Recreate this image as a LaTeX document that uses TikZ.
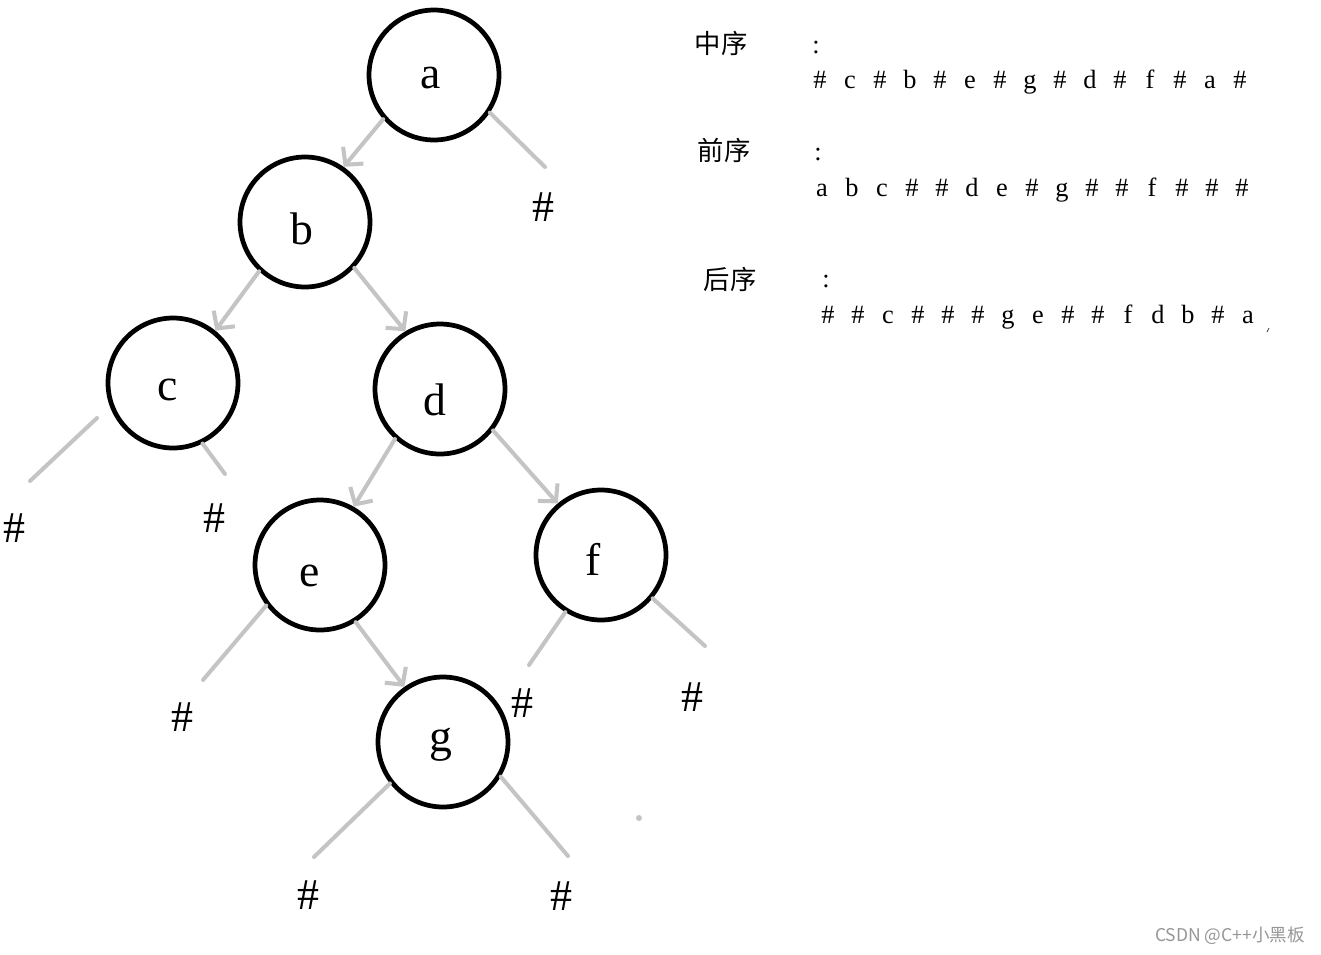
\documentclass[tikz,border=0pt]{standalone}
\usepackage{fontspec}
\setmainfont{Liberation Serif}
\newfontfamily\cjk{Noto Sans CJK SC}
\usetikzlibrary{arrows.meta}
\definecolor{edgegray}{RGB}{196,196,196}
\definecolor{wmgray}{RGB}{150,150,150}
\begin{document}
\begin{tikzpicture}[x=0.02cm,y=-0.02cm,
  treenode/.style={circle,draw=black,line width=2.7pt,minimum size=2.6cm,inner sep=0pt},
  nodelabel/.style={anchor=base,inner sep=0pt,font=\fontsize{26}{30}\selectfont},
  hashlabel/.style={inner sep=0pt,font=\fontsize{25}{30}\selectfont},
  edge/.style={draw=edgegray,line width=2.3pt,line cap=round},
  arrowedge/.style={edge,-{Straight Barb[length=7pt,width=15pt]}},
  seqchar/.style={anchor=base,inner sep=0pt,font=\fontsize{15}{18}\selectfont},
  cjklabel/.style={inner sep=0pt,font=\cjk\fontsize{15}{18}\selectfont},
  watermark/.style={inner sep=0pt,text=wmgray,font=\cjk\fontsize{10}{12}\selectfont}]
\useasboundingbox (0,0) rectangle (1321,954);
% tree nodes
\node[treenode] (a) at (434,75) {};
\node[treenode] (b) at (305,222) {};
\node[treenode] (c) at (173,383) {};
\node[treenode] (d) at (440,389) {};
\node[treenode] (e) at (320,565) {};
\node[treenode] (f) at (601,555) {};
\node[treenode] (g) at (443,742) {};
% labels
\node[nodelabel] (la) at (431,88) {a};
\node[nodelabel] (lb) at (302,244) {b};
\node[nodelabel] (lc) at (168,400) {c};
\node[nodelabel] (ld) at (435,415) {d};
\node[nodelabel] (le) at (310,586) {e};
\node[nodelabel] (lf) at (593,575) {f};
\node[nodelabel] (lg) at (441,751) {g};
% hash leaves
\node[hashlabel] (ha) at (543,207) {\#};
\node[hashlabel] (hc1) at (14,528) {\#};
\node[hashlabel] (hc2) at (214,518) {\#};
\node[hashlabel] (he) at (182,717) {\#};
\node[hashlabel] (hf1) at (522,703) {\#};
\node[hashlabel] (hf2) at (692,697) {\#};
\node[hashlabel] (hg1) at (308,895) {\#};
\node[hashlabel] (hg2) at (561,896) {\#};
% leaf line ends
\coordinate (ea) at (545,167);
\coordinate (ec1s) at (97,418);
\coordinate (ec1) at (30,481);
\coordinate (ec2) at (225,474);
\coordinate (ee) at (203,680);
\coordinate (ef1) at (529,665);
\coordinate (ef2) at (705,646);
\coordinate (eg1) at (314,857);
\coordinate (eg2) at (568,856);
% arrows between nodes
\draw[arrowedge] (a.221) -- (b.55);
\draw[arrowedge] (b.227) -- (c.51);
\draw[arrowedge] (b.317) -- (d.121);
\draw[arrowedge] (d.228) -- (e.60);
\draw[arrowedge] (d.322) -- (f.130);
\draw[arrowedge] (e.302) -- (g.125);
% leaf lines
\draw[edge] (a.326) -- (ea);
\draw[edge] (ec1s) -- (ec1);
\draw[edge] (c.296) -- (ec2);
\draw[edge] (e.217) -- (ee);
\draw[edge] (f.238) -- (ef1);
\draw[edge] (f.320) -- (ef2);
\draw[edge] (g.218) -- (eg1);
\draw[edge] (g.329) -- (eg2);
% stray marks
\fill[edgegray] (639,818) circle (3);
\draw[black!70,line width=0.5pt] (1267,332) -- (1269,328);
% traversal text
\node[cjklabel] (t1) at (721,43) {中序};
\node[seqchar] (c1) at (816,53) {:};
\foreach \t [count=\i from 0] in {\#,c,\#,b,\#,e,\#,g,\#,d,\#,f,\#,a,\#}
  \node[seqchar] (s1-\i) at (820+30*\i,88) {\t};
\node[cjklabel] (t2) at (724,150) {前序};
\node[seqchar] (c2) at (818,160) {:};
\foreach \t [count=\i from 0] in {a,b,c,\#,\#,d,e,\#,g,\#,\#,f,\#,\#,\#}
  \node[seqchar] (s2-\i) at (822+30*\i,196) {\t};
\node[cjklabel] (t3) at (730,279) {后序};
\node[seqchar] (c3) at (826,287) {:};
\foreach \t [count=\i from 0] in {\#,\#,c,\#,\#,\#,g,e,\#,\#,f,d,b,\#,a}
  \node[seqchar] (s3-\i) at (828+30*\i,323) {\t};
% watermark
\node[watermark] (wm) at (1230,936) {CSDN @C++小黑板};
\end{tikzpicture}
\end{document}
- - - - -
> WHAT IS BEING ASKED:
Give an exact reproduction of every line, leaving out any picture.

> ANSWER FOR THE TASK:
Recreate this image as a LaTeX document that uses TikZ.
\documentclass[tikz,border=0pt]{standalone}
\usepackage{fontspec}
\setmainfont{Liberation Serif}
\newfontfamily\cjk{Noto Sans CJK SC}
\usetikzlibrary{arrows.meta}
\definecolor{edgegray}{RGB}{196,196,196}
\definecolor{wmgray}{RGB}{150,150,150}
\begin{document}
\begin{tikzpicture}[x=0.02cm,y=-0.02cm,
  treenode/.style={circle,draw=black,line width=2.7pt,minimum size=2.6cm,inner sep=0pt},
  nodelabel/.style={anchor=base,inner sep=0pt,font=\fontsize{26}{30}\selectfont},
  hashlabel/.style={inner sep=0pt,font=\fontsize{25}{30}\selectfont},
  edge/.style={draw=edgegray,line width=2.3pt,line cap=round},
  arrowedge/.style={edge,-{Straight Barb[length=7pt,width=15pt]}},
  seqchar/.style={anchor=base,inner sep=0pt,font=\fontsize{15}{18}\selectfont},
  cjklabel/.style={inner sep=0pt,font=\cjk\fontsize{15}{18}\selectfont},
  watermark/.style={inner sep=0pt,text=wmgray,font=\cjk\fontsize{10}{12}\selectfont}]
\useasboundingbox (0,0) rectangle (1321,954);
% tree nodes
\node[treenode] (a) at (434,75) {};
\node[treenode] (b) at (305,222) {};
\node[treenode] (c) at (173,383) {};
\node[treenode] (d) at (440,389) {};
\node[treenode] (e) at (320,565) {};
\node[treenode] (f) at (601,555) {};
\node[treenode] (g) at (443,742) {};
% labels
\node[nodelabel] (la) at (431,88) {a};
\node[nodelabel] (lb) at (302,244) {b};
\node[nodelabel] (lc) at (168,400) {c};
\node[nodelabel] (ld) at (435,415) {d};
\node[nodelabel] (le) at (310,586) {e};
\node[nodelabel] (lf) at (593,575) {f};
\node[nodelabel] (lg) at (441,751) {g};
% hash leaves
\node[hashlabel] (ha) at (543,207) {\#};
\node[hashlabel] (hc1) at (14,528) {\#};
\node[hashlabel] (hc2) at (214,518) {\#};
\node[hashlabel] (he) at (182,717) {\#};
\node[hashlabel] (hf1) at (522,703) {\#};
\node[hashlabel] (hf2) at (692,697) {\#};
\node[hashlabel] (hg1) at (308,895) {\#};
\node[hashlabel] (hg2) at (561,896) {\#};
% leaf line ends
\coordinate (ea) at (545,167);
\coordinate (ec1s) at (97,418);
\coordinate (ec1) at (30,481);
\coordinate (ec2) at (225,474);
\coordinate (ee) at (203,680);
\coordinate (ef1) at (529,665);
\coordinate (ef2) at (705,646);
\coordinate (eg1) at (314,857);
\coordinate (eg2) at (568,856);
% arrows between nodes
\draw[arrowedge] (a.221) -- (b.55);
\draw[arrowedge] (b.227) -- (c.51);
\draw[arrowedge] (b.317) -- (d.121);
\draw[arrowedge] (d.228) -- (e.60);
\draw[arrowedge] (d.322) -- (f.130);
\draw[arrowedge] (e.302) -- (g.125);
% leaf lines
\draw[edge] (a.326) -- (ea);
\draw[edge] (ec1s) -- (ec1);
\draw[edge] (c.296) -- (ec2);
\draw[edge] (e.217) -- (ee);
\draw[edge] (f.238) -- (ef1);
\draw[edge] (f.320) -- (ef2);
\draw[edge] (g.218) -- (eg1);
\draw[edge] (g.329) -- (eg2);
% stray marks
\fill[edgegray] (639,818) circle (3);
\draw[black!70,line width=0.5pt] (1267,332) -- (1269,328);
% traversal text
\node[cjklabel] (t1) at (721,43) {中序};
\node[seqchar] (c1) at (816,53) {:};
\foreach \t [count=\i from 0] in {\#,c,\#,b,\#,e,\#,g,\#,d,\#,f,\#,a,\#}
  \node[seqchar] (s1-\i) at (820+30*\i,88) {\t};
\node[cjklabel] (t2) at (724,150) {前序};
\node[seqchar] (c2) at (818,160) {:};
\foreach \t [count=\i from 0] in {a,b,c,\#,\#,d,e,\#,g,\#,\#,f,\#,\#,\#}
  \node[seqchar] (s2-\i) at (822+30*\i,196) {\t};
\node[cjklabel] (t3) at (730,279) {后序};
\node[seqchar] (c3) at (826,287) {:};
\foreach \t [count=\i from 0] in {\#,\#,c,\#,\#,\#,g,e,\#,\#,f,d,b,\#,a}
  \node[seqchar] (s3-\i) at (828+30*\i,323) {\t};
% watermark
\node[watermark] (wm) at (1230,936) {CSDN @C++小黑板};
\end{tikzpicture}
\end{document}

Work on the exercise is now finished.